--- start of Supplied entries ---
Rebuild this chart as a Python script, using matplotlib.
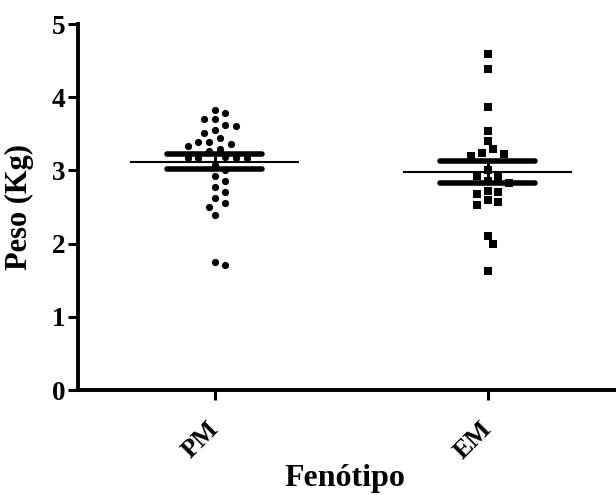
import numpy as np
import matplotlib
matplotlib.use("Agg")
import matplotlib.pyplot as plt

# ---- data ----
categories = ["PM", "EM"]
pm_values = [3.83, 3.79, 3.70, 3.70, 3.62, 3.60, 3.55, 3.51, 3.44, 3.39, 3.39,
             3.36, 3.33, 3.29, 3.26, 3.17, 3.17, 3.18, 3.17, 3.17, 3.08, 3.00,
             2.93, 2.86, 2.78, 2.70, 2.62, 2.56, 2.50, 2.39, 1.75, 1.71]
em_values = [4.59, 4.39, 3.87, 3.54, 3.40, 3.29, 3.24, 3.22, 3.19, 3.00, 2.92,
             2.91, 2.85, 2.83, 2.72, 2.71, 2.68, 2.59, 2.57, 2.53, 2.10, 1.99, 1.62]
mean_values = [3.12, 2.98]
sem_values = [0.10, 0.15]
y_ticks = [0, 1, 2, 3, 4, 5]

# ---- layout ----
W, H, DPI = 6.16, 4.95, 100
fig = plt.figure(figsize=(W, H), dpi=DPI)
ax_left, ax_bottom, ax_w, ax_h = 78/616, 105/495, 538/616, 366/495
ax = fig.add_axes([ax_left, ax_bottom, ax_w, ax_h])
xlim = (-0.50, 1.47)
ylim = (0, 5)
ax.set_xlim(*xlim)
ax.set_ylim(*ylim)

px_per_x = ax_w * W * DPI / (xlim[1] - xlim[0])
px_per_y = ax_h * H * DPI / (ylim[1] - ylim[0])

def swarm_offsets(values, gap_px, step_px):
    vals = np.asarray(values, dtype=float)
    order = np.argsort(-vals)
    placed = []
    offs = np.zeros(len(vals))
    for n, i in enumerate(order):
        y = vals[i] * px_per_y
        cands = [0.0]
        for k in range(1, 40):
            if n % 2 == 0:
                cands += [-k * step_px, k * step_px]
            else:
                cands += [k * step_px, -k * step_px]
        for x in cands:
            ok = all((x - px) ** 2 + (y - py) ** 2 >= gap_px ** 2
                     for px, py in placed)
            if ok:
                break
        placed.append((x, y))
        offs[i] = x / px_per_x
    return offs

groups = [pm_values, em_values]
markers = ["o", "s"]
for gi, (vals, mk) in enumerate(zip(groups, markers)):
    offs = swarm_offsets(vals, 9.5, 5.4)
    ax.plot(gi + offs, vals, linestyle="none", marker=mk, markersize=5.2,
            color="black", markeredgewidth=0, zorder=3)
    m, s = mean_values[gi], sem_values[gi]
    ax.hlines(m, gi - 0.31, gi + 0.31, color="black", linewidth=1.5, zorder=4)
    ax.hlines([m - s, m + s], gi - 0.175, gi + 0.175, color="black",
              linewidth=4.0, capstyle="round", zorder=4)
    ax.vlines(gi, m - s, m + s, color="black", linewidth=2.2, zorder=4)

# ---- axes styling ----
for sp in ["top", "right"]:
    ax.spines[sp].set_visible(False)
for sp in ["left", "bottom"]:
    ax.spines[sp].set_linewidth(2.8)
    ax.spines[sp].set_capstyle("projecting")

font = "Liberation Serif"
ax.set_yticks(y_ticks)
ax.set_yticklabels([str(t) for t in y_ticks], fontfamily=font,
                   fontweight="bold", fontsize=19.5)
ax.set_xticks(range(len(categories)))
ax.set_xticklabels(categories, fontfamily=font, fontweight="bold", fontsize=19,
                   rotation=45, ha="right", va="center", rotation_mode="anchor")
ax.tick_params(axis="y", direction="out", length=7.5, width=2.2, pad=1.5)
ax.tick_params(axis="x", direction="out", length=7.5, width=2.2, pad=18)

ax.set_ylabel("Peso (Kg)", fontfamily=font, fontweight="bold", fontsize=22)
ax.yaxis.set_label_coords(-0.082, 0.5)
ax.set_xlabel("Fenótipo", fontfamily=font, fontweight="bold", fontsize=23)
ax.xaxis.set_label_coords(0.497, -0.262)
ax.xaxis.label.set_va("baseline")

fig.savefig("out.png", dpi=DPI)
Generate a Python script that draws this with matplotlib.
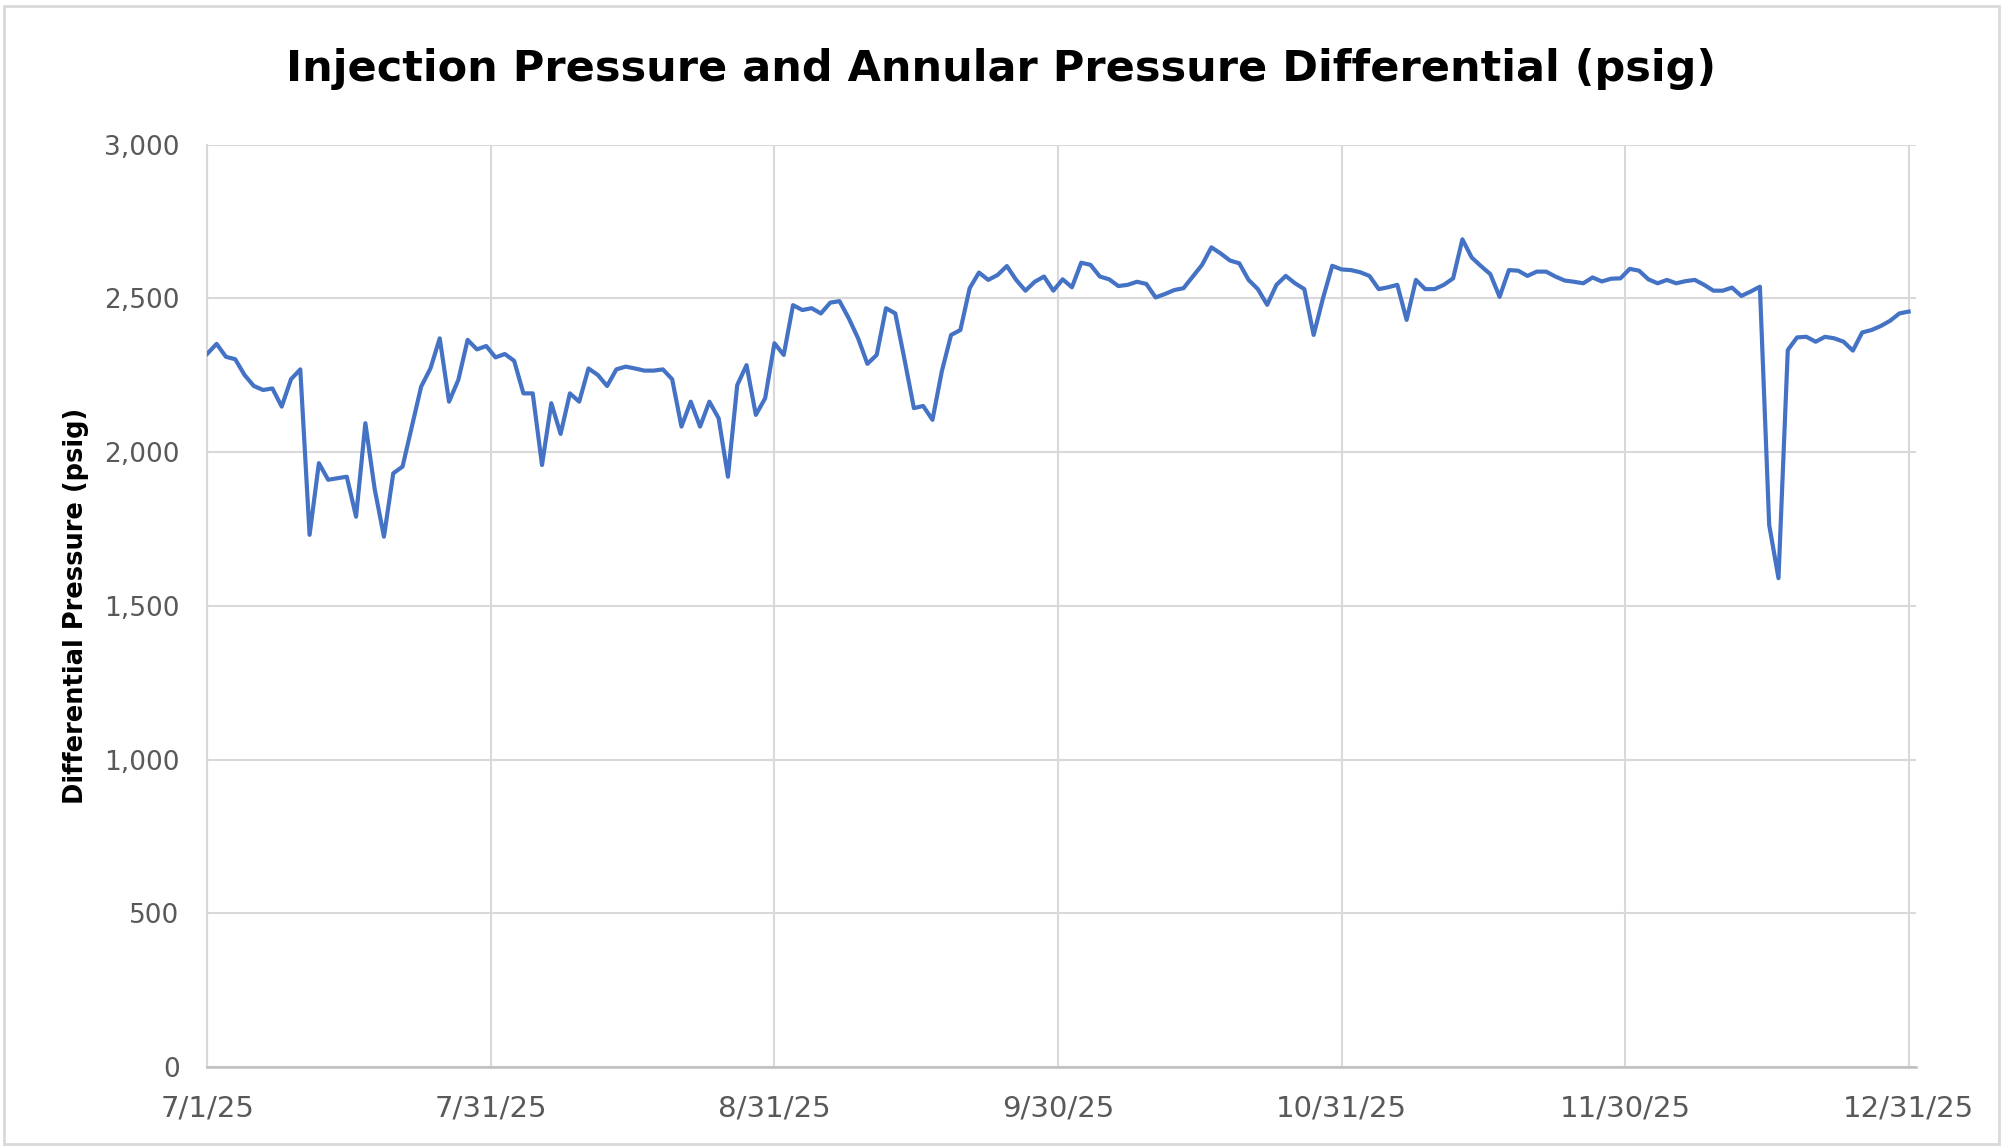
"""
Injection pressure / annular pressure differential, daily values Jul-Dec 2025.
Run `python plot.py` to write out.png.
"""

import matplotlib

matplotlib.use("Agg")
import matplotlib.pyplot as plt
from matplotlib.patches import Rectangle
from matplotlib.ticker import FuncFormatter

# --------- Data (one value per day) ---------

pressure = [
    2320, 2352, 2310, 2302, 2251, 2215, 2202, 2207, 2148, 2237,
    2269, 1731, 1964, 1910, 1915, 1920, 1790, 2094, 1880, 1725,
    1931, 1953, 2083, 2213, 2272, 2370, 2164, 2235, 2365, 2334,
    2345, 2308, 2319, 2297, 2191, 2191, 1958, 2159, 2059, 2191,
    2164, 2272, 2251, 2215, 2269, 2278, 2272, 2265, 2265, 2269,
    2237, 2083, 2164, 2083, 2164, 2110, 1920, 2218, 2283, 2121,
    2175, 2354, 2316, 2478, 2462, 2468, 2451, 2486, 2491, 2435,
    2370, 2287, 2316, 2468, 2451, 2300, 2143, 2150, 2105, 2262,
    2381, 2397, 2533, 2584, 2560, 2576, 2605, 2560, 2525, 2554,
    2571, 2525, 2562, 2536, 2616, 2609, 2571, 2562, 2540, 2544,
    2554, 2547, 2503, 2514, 2527, 2533, 2571, 2609, 2666, 2646,
    2623, 2614, 2560, 2530, 2479, 2544, 2573, 2549, 2530, 2381,
    2500, 2606, 2594, 2592, 2585, 2573, 2530, 2536, 2544, 2430,
    2560, 2530, 2530, 2544, 2565, 2692, 2633, 2605, 2579, 2505,
    2592, 2590, 2573, 2587, 2587, 2571, 2558, 2554, 2549, 2568,
    2555, 2564, 2565, 2596, 2590, 2562, 2549, 2560, 2549, 2556,
    2560, 2544, 2525, 2525, 2535, 2508, 2522, 2538, 1763, 1590,
    2332, 2373, 2375, 2359, 2375, 2370, 2359, 2330, 2389, 2397,
    2410, 2427, 2451, 2457,
]
days = list(range(len(pressure)))

tick_labels = ["7/1/25", "7/31/25", "8/31/25", "9/30/25",
               "10/31/25", "11/30/25", "12/31/25"]
y_ticks = [0, 500, 1000, 1500, 2000, 2500, 3000]

# --------- Style ---------

LINE_BLUE = "#4472C4"
GRID_GREY = "#D9D9D9"
AXIS_GREY = "#BFBFBF"
TEXT_GREY = "#595959"


def main():
    fig = plt.figure(figsize=(20.07, 11.46), dpi=100)
    ax = fig.add_axes([0.1033, 0.0689, 0.8514, 0.8049])

    ax.plot(days, pressure, color=LINE_BLUE, linewidth=3.0,
            solid_joinstyle="round", zorder=3)

    last = days[-1]
    ax.set_xlim(0, last + 0.8)
    ax.set_ylim(0, 3000)
    ax.set_xticks([last * k / 6 for k in range(7)])
    ax.set_xticklabels(tick_labels)
    ax.set_yticks(y_ticks)
    ax.yaxis.set_major_formatter(FuncFormatter(lambda v, _: f"{v:,.0f}"))

    ax.grid(True, color=GRID_GREY, linewidth=1.5)
    ax.set_axisbelow(True)
    for side in ("top", "right"):
        ax.spines[side].set_visible(False)
    ax.spines["left"].set_color(GRID_GREY)
    ax.spines["left"].set_linewidth(1.5)
    ax.spines["bottom"].set_color(AXIS_GREY)
    ax.spines["bottom"].set_linewidth(1.8)

    ax.tick_params(axis="both", length=0, colors=TEXT_GREY, pad=20)
    for lab in ax.get_xticklabels():
        lab.set_fontsize(21)
    for lab in ax.get_yticklabels():
        lab.set_fontsize(19)

    ax.set_ylabel("Differential Pressure (psig)", fontsize=18.5,
                  fontweight="bold", color="black", labelpad=11)
    fig.text(0.499, 0.94, "Injection Pressure and Annular Pressure Differential (psig)",
             fontsize=31, fontweight="bold", ha="center", va="center")

    # chart-area border
    fig.patches.append(Rectangle((0.002, 0.002), 0.994, 0.993, transform=fig.transFigure,
                                 fill=False, edgecolor=GRID_GREY, linewidth=2))

    fig.savefig("out.png", dpi=100)
    plt.close(fig)


if __name__ == "__main__":
    main()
--- end of Supplied entries ---
Short exercise:
Output exactly the lines from the one containing "Generate a Python" through the one containing "days = list(range(len(pressure)))", both included, and nothing else; leave out any pictures.

The answer:
Generate a Python script that draws this with matplotlib.
"""
Injection pressure / annular pressure differential, daily values Jul-Dec 2025.
Run `python plot.py` to write out.png.
"""

import matplotlib

matplotlib.use("Agg")
import matplotlib.pyplot as plt
from matplotlib.patches import Rectangle
from matplotlib.ticker import FuncFormatter

# --------- Data (one value per day) ---------

pressure = [
    2320, 2352, 2310, 2302, 2251, 2215, 2202, 2207, 2148, 2237,
    2269, 1731, 1964, 1910, 1915, 1920, 1790, 2094, 1880, 1725,
    1931, 1953, 2083, 2213, 2272, 2370, 2164, 2235, 2365, 2334,
    2345, 2308, 2319, 2297, 2191, 2191, 1958, 2159, 2059, 2191,
    2164, 2272, 2251, 2215, 2269, 2278, 2272, 2265, 2265, 2269,
    2237, 2083, 2164, 2083, 2164, 2110, 1920, 2218, 2283, 2121,
    2175, 2354, 2316, 2478, 2462, 2468, 2451, 2486, 2491, 2435,
    2370, 2287, 2316, 2468, 2451, 2300, 2143, 2150, 2105, 2262,
    2381, 2397, 2533, 2584, 2560, 2576, 2605, 2560, 2525, 2554,
    2571, 2525, 2562, 2536, 2616, 2609, 2571, 2562, 2540, 2544,
    2554, 2547, 2503, 2514, 2527, 2533, 2571, 2609, 2666, 2646,
    2623, 2614, 2560, 2530, 2479, 2544, 2573, 2549, 2530, 2381,
    2500, 2606, 2594, 2592, 2585, 2573, 2530, 2536, 2544, 2430,
    2560, 2530, 2530, 2544, 2565, 2692, 2633, 2605, 2579, 2505,
    2592, 2590, 2573, 2587, 2587, 2571, 2558, 2554, 2549, 2568,
    2555, 2564, 2565, 2596, 2590, 2562, 2549, 2560, 2549, 2556,
    2560, 2544, 2525, 2525, 2535, 2508, 2522, 2538, 1763, 1590,
    2332, 2373, 2375, 2359, 2375, 2370, 2359, 2330, 2389, 2397,
    2410, 2427, 2451, 2457,
]
days = list(range(len(pressure)))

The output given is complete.